- [PROBLEM DESCRIPTION]: Retype every line from the start of the data down to and including the line with "import * as". Skip the pictures.

** Start RAW DATA **

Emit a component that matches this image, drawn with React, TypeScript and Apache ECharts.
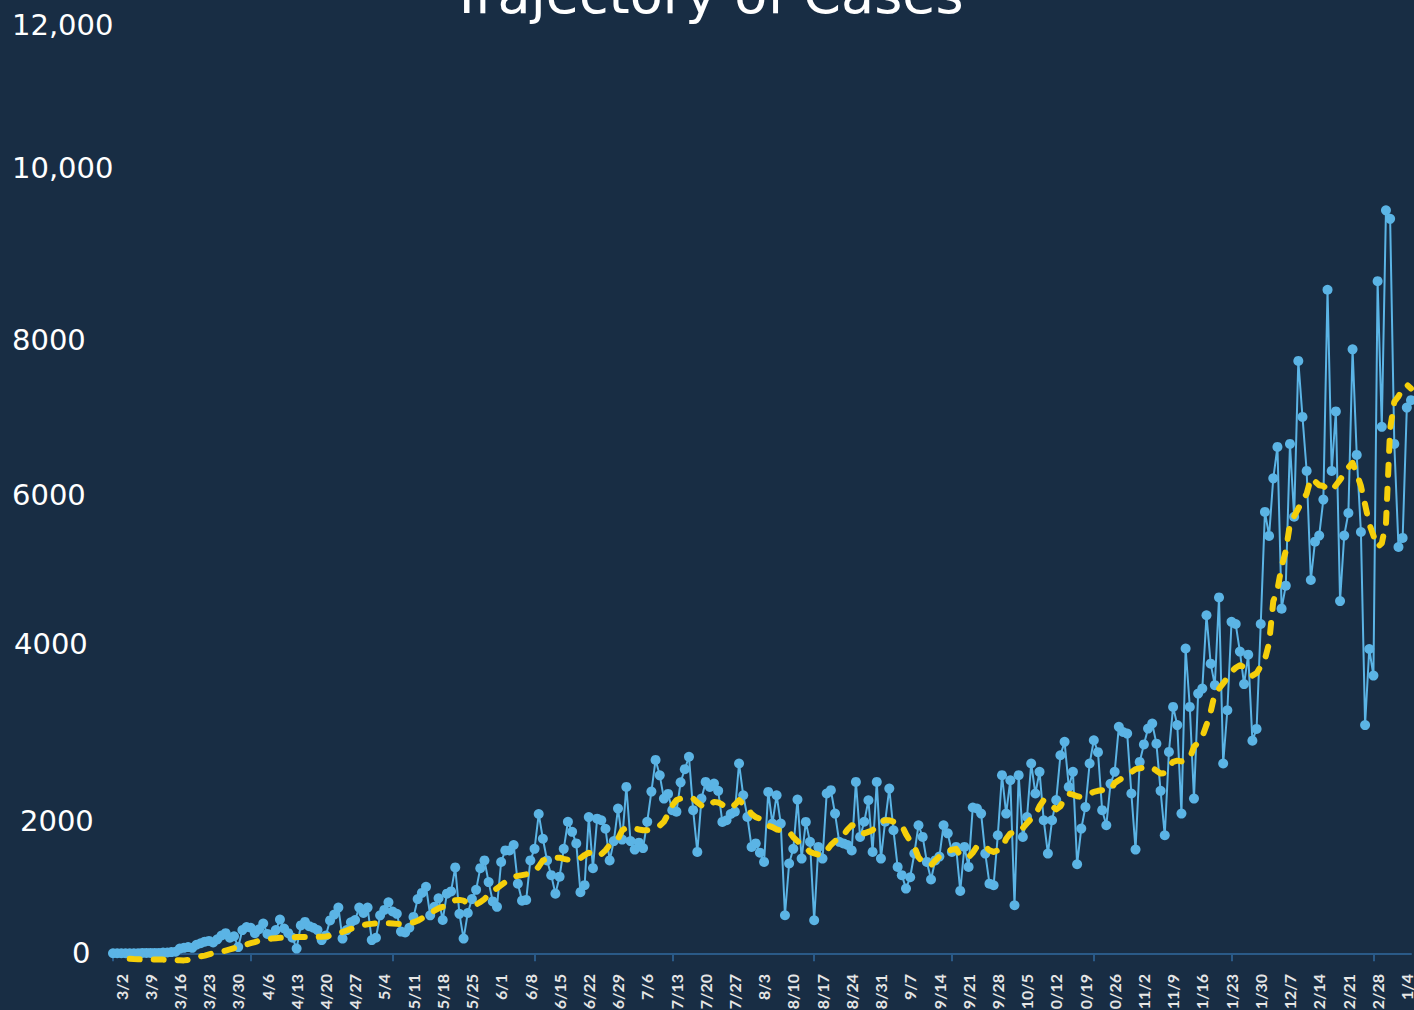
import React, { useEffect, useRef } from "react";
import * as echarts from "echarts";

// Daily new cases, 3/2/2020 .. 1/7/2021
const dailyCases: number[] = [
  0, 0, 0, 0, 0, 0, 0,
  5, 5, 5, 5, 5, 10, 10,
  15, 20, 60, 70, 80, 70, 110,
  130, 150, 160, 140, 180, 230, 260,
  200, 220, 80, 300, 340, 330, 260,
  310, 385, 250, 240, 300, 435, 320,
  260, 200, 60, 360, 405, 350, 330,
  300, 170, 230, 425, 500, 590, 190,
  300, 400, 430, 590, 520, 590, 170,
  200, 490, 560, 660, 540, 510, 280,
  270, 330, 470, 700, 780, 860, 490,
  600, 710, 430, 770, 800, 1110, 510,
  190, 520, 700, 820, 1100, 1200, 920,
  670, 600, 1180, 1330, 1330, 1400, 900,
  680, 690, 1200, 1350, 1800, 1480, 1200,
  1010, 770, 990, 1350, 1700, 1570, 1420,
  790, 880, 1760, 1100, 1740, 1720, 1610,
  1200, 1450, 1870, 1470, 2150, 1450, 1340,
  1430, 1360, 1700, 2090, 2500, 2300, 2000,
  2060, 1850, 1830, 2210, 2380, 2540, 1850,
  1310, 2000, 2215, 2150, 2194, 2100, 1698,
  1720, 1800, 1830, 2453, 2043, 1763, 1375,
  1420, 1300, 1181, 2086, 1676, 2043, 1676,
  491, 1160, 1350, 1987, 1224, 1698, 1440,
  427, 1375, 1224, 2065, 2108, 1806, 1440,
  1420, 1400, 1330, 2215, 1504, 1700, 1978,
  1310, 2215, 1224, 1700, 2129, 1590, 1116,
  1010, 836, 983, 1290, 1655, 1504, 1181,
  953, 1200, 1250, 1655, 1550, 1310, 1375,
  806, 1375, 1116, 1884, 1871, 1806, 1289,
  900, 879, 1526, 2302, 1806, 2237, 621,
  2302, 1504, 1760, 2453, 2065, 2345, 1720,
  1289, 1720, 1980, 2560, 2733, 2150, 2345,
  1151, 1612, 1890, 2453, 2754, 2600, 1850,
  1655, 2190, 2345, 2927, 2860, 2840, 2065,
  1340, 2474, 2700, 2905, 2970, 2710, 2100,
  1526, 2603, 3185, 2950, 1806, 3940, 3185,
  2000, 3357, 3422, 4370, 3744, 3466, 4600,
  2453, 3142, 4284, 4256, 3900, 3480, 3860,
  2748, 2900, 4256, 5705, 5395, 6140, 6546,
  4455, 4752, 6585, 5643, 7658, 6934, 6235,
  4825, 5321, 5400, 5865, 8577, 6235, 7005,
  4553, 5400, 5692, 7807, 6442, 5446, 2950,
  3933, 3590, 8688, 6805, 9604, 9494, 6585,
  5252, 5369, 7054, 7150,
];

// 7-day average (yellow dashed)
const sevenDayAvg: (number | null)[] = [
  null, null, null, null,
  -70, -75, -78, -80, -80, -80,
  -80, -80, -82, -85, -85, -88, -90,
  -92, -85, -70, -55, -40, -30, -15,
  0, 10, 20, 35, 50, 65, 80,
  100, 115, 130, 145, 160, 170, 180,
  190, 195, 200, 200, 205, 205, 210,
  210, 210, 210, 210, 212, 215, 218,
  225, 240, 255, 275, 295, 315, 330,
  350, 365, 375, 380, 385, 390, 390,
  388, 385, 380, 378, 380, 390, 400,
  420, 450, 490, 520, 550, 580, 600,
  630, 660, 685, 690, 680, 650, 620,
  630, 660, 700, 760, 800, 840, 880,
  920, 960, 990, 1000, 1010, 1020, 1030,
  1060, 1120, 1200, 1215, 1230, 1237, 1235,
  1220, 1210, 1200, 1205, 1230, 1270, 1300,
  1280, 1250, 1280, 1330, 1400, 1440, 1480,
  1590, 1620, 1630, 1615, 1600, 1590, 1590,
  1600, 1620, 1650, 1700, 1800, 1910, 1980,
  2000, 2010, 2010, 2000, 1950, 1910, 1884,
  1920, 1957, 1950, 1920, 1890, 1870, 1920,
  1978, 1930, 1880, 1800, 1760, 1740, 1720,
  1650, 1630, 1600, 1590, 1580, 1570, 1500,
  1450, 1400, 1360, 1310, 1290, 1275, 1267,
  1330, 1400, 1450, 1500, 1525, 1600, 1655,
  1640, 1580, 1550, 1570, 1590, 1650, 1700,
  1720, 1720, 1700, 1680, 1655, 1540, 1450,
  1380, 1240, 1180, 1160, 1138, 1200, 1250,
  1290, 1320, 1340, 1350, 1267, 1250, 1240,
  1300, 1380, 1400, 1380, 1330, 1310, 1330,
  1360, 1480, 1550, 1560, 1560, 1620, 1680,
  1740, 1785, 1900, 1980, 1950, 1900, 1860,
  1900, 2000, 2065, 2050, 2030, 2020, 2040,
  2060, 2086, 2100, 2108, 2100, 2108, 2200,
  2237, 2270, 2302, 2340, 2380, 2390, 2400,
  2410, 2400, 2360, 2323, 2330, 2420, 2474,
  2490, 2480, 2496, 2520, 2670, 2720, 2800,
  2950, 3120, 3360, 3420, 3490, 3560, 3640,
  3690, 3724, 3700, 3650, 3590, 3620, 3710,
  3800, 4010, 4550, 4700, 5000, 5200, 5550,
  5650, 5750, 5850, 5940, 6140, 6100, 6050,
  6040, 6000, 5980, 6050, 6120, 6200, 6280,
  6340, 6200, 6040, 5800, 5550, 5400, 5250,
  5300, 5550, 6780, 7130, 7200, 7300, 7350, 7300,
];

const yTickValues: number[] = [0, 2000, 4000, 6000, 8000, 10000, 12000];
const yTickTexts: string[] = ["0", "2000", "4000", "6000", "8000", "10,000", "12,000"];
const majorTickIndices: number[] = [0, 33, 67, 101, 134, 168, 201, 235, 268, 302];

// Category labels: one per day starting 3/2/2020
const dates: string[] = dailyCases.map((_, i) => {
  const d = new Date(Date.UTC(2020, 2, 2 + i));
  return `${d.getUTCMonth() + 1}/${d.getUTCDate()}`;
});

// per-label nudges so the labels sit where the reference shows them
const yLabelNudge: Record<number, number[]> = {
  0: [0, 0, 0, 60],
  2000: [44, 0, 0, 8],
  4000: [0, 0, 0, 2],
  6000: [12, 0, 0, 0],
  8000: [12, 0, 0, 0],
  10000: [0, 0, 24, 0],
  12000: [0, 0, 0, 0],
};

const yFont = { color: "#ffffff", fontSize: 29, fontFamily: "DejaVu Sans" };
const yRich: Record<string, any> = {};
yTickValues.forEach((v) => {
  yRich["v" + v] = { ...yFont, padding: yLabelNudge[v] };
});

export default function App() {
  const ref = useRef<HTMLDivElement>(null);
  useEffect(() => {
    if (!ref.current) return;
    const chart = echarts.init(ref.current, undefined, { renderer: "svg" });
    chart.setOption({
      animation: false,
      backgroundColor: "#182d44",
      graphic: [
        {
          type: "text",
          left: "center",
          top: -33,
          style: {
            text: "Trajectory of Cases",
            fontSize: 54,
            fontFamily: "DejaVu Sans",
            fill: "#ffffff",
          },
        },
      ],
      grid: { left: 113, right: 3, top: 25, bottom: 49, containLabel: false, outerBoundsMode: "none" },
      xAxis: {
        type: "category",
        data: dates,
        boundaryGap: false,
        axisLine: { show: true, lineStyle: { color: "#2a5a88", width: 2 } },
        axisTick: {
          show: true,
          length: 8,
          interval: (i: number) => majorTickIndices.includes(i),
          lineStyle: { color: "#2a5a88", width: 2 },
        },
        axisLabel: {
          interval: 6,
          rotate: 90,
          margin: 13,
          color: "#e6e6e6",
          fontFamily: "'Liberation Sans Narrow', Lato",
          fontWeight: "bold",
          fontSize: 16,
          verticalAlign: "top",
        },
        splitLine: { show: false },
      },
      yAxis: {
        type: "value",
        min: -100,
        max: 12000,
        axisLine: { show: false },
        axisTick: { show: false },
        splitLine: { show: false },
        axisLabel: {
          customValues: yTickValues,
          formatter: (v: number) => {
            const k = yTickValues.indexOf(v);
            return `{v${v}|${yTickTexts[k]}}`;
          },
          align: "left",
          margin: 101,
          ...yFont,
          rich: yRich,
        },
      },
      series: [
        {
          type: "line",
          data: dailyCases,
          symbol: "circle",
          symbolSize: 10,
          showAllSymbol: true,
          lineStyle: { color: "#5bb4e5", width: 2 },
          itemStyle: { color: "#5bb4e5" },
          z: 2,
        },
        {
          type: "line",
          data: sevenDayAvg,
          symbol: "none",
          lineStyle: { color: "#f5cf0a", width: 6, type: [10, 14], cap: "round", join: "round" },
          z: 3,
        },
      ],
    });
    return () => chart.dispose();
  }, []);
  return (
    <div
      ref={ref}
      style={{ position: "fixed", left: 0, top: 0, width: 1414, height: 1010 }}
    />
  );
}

** End RAW DATA **

- [ANSWER TO THIS PROBLEM]:
Emit a component that matches this image, drawn with React, TypeScript and Apache ECharts.
import React, { useEffect, useRef } from "react";
import * as echarts from "echarts";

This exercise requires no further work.